December 18, 1996 5:45 PM ET
SAP co-founder resigns in board dispute
By Jim Kerstetter

  SAP AG co-founder Hans-Werner Hector resigned yesterday, ending a yearlong boardroom dispute at the German software giant.

Hector, a member of SAP's supervisory board, had been locked in a heated battle with SAP's chief executive, Deitmar Hopp, who openly criticized Hector at a spring shareholders meeting after he pulled out of a joint-voting agreement with other SAP founders.

In response, Hector criticized Hopp and supervisory board chairman Bernd Thiemann, faulting their stewardship of the company.

At that time, Hector also placed his SAP shares -- about 10 percent of the company's total stock -- into a trust. About 8 percent of those shares have since been sold, though Hector still retains about 4.3 percent of SAP's stock.

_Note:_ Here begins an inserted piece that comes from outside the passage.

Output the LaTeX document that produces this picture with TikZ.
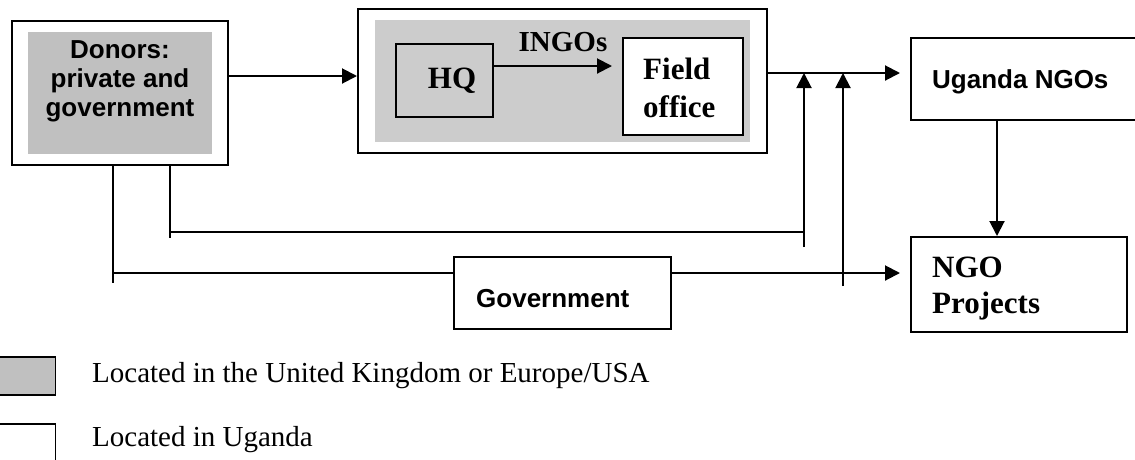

Kevin McKay, chief financial officer of SAP's American division, said Hector had become removed from the day-to-day operations of the company even before he moved his shares into a trust.

"The move yesterday... it's not a surprise," McKay said. "But I think his assertions are inaccurate," and the stock sale does not represent a risk to the control of the company by its founders.

Hector will be replaced by Klaus Laidig, an official at Hewlett-Packard Co.'s German operation.

SAP has long held the dominant market position among enterprise application vendors with its R/3 suite of client/server applications. The company also produces the R/2 suite of mainframe applications.